Kathy Gibson is at Fujitsu ActivateNow – It is time to reimagine how our businesses and societies can be better.

That’s the overriding message from Takahito Tokita, CEO and chief digital transformation officer of Fujitsu, talking to delegates at the company’s virtual global forum.

Innovation is set to have a massive effect on our lives and society, he says.

“Last year now feels like a different world. It is hard to imagine that in Japan we had 40 000 sales and engineering staff working in the same rooms as our customers – this is completely changed.”

Fujitsu’s VPN demand shot up when workers had to work from home and the company accelerated its network rollout to cope.

The company’s delivery offices, offering services and helpdesks to customers worldwide, had to move from office-based to remote work almost overnight, he says – at a time when customers needed services more than ever.

“We managed to do so without compromising on SLAs.”

Fujitsu also pulled out all the stops to deliver content to the world’s scientific community and to learning institutions.

In terms of helping customers, Fujitsu has been proactive in helping its customers to make the shift quickly and securely, Tokita adds.

“Business in every industry is changing beyond recognition,” he points out.

In manufacturing, it has become clear that centralised manufacturing and global supply chains are fragile. In production and distribution, it has become almost impossible to plan efficiently.

Meanwhile, service industries have faced massive challenges not only in providing services in the physical world while ensuring people’s safety, but rebalancing with online services at the same time.

“We have all had to adapt,” Tokita says. “No one knows what is next, and how long this can last. Our past experiences are no guide as to what will happen in the future.”

All of this points to a future where disruption is certain. “We need to make business resilient for an uncertain world.

“This crisis has accelerated digitalisation. Not surprisingly, many organisations have recognised the need to use digital technology to remain resilient,” Tokita says.

“This crisis is an opportunity to rethink our business and our ways of working to something completely new – because we are not going back.”

Fujitsu is no exception to the disruptions facing companies around the world. “We are thinking about the future and we are changing,” Tokita explains.

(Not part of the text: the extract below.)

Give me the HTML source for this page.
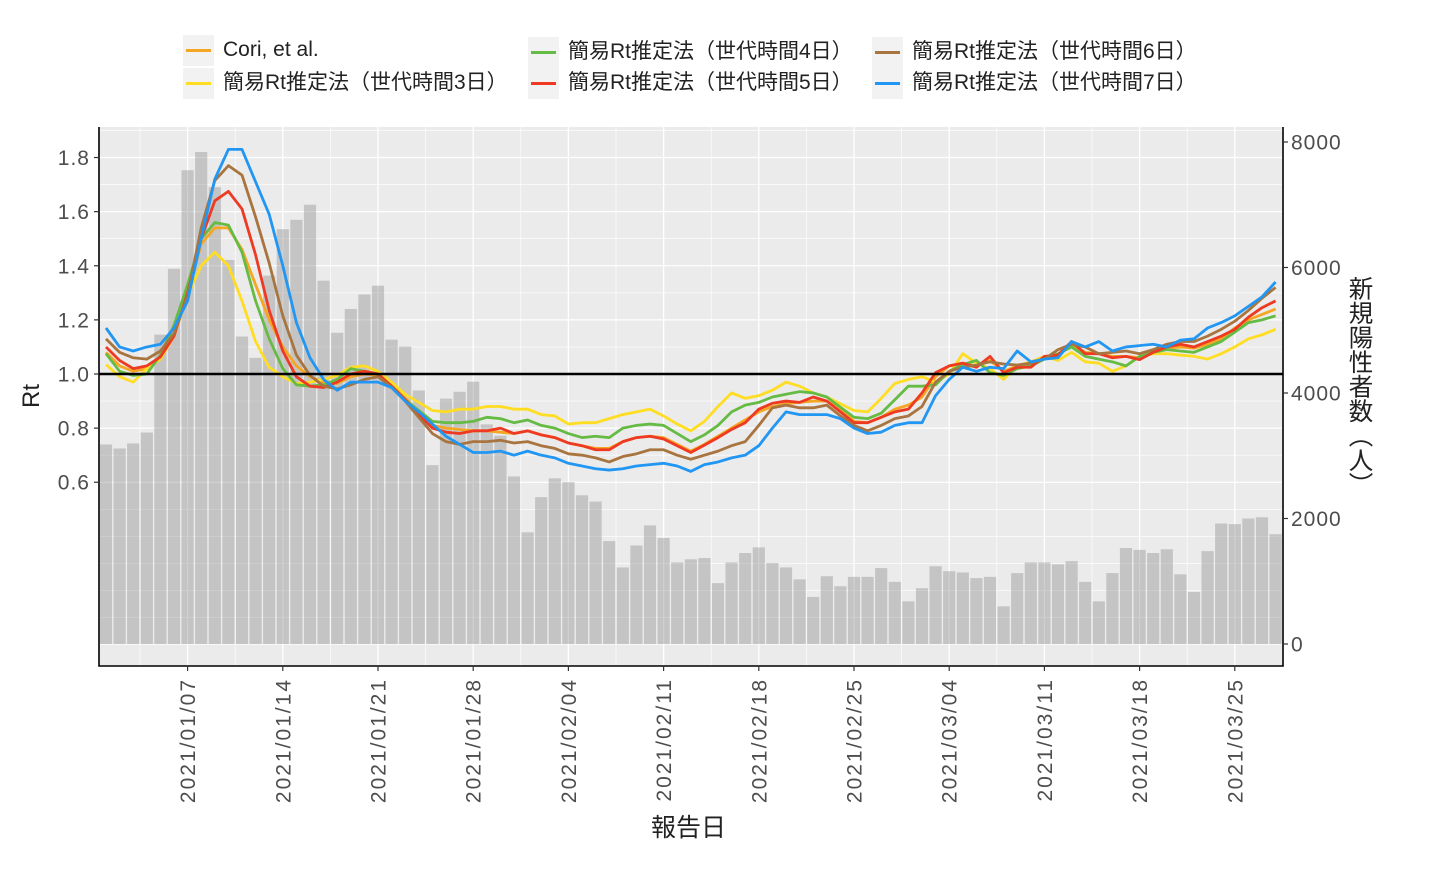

“As many other organisations have returned to the office, we have continued with remote work. We have implemented a new concept, Work-Life-Shift, to transform the way our people work.

“Now is the time to imagine a new way of business in a new society. In an uncertain world it is important to make clear what our purpose is: why do we exist as an organisation and where are we heading?”

To talk about how to reimagine business and society, we have to look at it from a human perspective, Tokita says. “People can play a more important role than before. Choosing their own way of working they can unleash their creativity.”

Fujitsu has rolled out its Work-Life-Shift strategy to its 80 000 employees.

This is underpinned by three initiatives: smart working to enable optimal working styles; borderless offices that transcend physical workplaces; and culture change.

Culture change is arguably the most important of these, Tokita says. “We had to build trust. We are changing our culture to be more open and collaborative; and each employee works with purpose and collaborates.”

Work-Life-Shift is now being made available to Fujitsu customers. “We will use our own experience to help customers reimagine their own way of working and execute it with technology,” Tokita adds.